■ **Task to carry out**:
Each line from the top of the listing through the one holding "import seaborn as sns" should be restated word for word, with nothing added and no pictures.
— START Given material —
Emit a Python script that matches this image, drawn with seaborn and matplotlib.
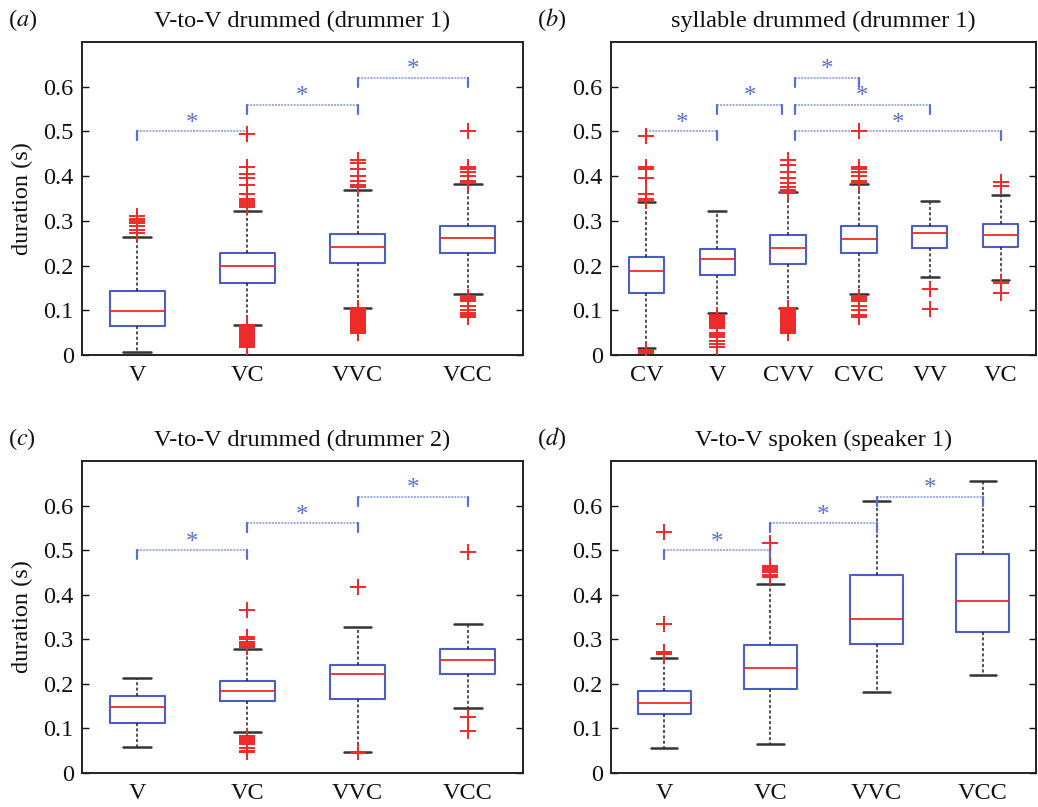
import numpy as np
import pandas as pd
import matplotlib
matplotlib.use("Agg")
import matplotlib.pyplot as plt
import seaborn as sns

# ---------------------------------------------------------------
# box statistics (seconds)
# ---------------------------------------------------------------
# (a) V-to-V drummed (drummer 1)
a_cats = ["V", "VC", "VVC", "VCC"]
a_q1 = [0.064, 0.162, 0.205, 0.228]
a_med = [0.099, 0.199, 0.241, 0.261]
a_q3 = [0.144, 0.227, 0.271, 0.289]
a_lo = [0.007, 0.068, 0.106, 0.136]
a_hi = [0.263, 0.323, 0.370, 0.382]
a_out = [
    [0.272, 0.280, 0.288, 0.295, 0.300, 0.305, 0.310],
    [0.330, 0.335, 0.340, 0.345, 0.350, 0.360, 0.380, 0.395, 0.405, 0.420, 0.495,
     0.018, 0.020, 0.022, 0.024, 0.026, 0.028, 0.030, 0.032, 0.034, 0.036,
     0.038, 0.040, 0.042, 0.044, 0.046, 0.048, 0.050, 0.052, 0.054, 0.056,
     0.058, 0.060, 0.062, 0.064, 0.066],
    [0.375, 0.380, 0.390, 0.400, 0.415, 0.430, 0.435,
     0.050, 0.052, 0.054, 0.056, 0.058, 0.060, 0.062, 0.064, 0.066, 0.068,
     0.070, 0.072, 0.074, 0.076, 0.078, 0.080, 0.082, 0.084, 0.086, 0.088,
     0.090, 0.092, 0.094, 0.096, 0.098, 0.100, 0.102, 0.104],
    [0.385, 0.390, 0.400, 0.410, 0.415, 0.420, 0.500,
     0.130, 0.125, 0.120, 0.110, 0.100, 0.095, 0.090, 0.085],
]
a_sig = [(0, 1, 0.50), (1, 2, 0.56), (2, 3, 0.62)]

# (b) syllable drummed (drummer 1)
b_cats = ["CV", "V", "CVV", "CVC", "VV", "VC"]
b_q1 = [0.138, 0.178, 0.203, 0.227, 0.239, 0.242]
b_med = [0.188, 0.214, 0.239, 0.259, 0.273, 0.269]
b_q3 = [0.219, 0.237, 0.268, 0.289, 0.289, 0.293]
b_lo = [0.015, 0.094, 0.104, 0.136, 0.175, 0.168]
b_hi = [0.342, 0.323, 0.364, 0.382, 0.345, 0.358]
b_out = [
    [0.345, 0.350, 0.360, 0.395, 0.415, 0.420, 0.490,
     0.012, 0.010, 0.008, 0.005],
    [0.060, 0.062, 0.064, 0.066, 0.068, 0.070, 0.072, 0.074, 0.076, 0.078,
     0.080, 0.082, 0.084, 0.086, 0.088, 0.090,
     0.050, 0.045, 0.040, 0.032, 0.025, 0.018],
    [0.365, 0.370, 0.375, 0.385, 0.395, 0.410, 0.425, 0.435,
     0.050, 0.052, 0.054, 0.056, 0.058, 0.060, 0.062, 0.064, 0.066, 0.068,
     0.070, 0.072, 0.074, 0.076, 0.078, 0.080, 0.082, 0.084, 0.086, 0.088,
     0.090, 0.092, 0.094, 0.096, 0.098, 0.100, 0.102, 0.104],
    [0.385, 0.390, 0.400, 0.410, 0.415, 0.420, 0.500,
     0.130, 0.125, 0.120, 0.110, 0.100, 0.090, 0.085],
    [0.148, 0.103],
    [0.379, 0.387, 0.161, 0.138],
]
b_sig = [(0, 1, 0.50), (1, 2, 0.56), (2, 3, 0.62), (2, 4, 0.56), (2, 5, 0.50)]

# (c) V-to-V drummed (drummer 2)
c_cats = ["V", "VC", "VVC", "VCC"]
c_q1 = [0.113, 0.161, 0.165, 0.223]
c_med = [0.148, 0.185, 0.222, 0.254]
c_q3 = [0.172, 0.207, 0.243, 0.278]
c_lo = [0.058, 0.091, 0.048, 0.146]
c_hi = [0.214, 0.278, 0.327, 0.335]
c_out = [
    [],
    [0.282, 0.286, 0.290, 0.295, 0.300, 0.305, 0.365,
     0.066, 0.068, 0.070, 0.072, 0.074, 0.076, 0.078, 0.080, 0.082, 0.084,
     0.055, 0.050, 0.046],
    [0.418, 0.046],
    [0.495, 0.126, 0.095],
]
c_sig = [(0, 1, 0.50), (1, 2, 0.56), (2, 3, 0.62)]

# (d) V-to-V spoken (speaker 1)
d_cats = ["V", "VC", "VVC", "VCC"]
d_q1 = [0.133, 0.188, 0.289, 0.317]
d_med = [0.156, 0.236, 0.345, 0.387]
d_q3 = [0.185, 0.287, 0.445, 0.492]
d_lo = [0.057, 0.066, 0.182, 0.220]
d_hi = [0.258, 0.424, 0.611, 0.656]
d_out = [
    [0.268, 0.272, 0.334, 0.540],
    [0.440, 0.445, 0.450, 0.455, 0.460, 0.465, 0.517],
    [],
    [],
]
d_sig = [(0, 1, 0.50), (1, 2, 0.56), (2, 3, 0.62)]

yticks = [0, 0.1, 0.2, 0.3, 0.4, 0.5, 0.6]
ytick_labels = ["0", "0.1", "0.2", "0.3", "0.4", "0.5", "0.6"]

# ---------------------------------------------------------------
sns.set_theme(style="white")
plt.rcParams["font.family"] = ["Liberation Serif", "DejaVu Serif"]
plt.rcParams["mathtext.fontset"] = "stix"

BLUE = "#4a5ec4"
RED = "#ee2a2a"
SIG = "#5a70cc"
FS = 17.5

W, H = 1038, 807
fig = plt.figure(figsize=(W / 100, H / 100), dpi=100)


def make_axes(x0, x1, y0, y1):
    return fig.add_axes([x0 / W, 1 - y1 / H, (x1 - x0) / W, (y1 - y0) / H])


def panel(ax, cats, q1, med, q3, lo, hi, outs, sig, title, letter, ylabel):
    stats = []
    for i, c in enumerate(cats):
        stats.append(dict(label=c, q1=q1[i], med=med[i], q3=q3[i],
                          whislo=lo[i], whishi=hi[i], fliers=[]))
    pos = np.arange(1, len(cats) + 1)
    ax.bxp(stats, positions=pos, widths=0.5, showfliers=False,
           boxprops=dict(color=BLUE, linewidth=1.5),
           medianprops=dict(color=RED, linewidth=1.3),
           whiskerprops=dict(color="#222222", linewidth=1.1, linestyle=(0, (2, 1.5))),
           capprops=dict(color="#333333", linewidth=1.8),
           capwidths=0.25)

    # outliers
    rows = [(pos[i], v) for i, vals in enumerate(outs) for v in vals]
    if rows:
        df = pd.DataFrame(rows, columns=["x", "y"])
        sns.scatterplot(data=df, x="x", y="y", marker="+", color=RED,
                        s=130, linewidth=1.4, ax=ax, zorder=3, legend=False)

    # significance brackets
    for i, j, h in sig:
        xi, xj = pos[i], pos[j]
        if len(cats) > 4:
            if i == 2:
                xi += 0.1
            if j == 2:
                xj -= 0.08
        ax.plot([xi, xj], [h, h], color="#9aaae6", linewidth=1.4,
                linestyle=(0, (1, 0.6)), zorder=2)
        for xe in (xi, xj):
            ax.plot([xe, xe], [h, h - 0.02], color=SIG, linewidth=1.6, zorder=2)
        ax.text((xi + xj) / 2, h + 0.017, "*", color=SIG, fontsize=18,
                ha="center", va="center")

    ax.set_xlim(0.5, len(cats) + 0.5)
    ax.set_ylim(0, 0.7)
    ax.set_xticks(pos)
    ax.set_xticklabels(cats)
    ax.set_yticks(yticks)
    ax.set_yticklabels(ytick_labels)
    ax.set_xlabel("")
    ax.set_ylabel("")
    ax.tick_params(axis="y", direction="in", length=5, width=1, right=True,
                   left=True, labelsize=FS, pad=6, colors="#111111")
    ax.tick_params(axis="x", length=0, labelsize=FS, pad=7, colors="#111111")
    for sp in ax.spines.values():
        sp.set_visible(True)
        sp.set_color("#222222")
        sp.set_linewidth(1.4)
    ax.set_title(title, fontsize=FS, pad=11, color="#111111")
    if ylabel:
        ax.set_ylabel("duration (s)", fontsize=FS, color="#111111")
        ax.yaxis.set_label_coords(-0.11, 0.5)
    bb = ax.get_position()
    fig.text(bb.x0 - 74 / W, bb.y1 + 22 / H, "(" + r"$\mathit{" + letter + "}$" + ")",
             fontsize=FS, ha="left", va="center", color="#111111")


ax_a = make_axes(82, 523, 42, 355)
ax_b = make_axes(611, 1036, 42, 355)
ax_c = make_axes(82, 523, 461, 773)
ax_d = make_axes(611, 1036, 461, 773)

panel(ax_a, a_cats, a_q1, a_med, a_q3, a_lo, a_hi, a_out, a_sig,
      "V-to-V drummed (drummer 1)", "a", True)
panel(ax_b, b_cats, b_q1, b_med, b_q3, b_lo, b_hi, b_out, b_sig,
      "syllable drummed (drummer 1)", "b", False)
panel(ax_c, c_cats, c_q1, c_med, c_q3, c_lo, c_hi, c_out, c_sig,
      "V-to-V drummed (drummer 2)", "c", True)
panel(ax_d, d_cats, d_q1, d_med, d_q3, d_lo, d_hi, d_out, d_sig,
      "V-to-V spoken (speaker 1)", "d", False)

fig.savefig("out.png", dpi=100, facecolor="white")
— END Given material —
■ **The completed task**:
Emit a Python script that matches this image, drawn with seaborn and matplotlib.
import numpy as np
import pandas as pd
import matplotlib
matplotlib.use("Agg")
import matplotlib.pyplot as plt
import seaborn as sns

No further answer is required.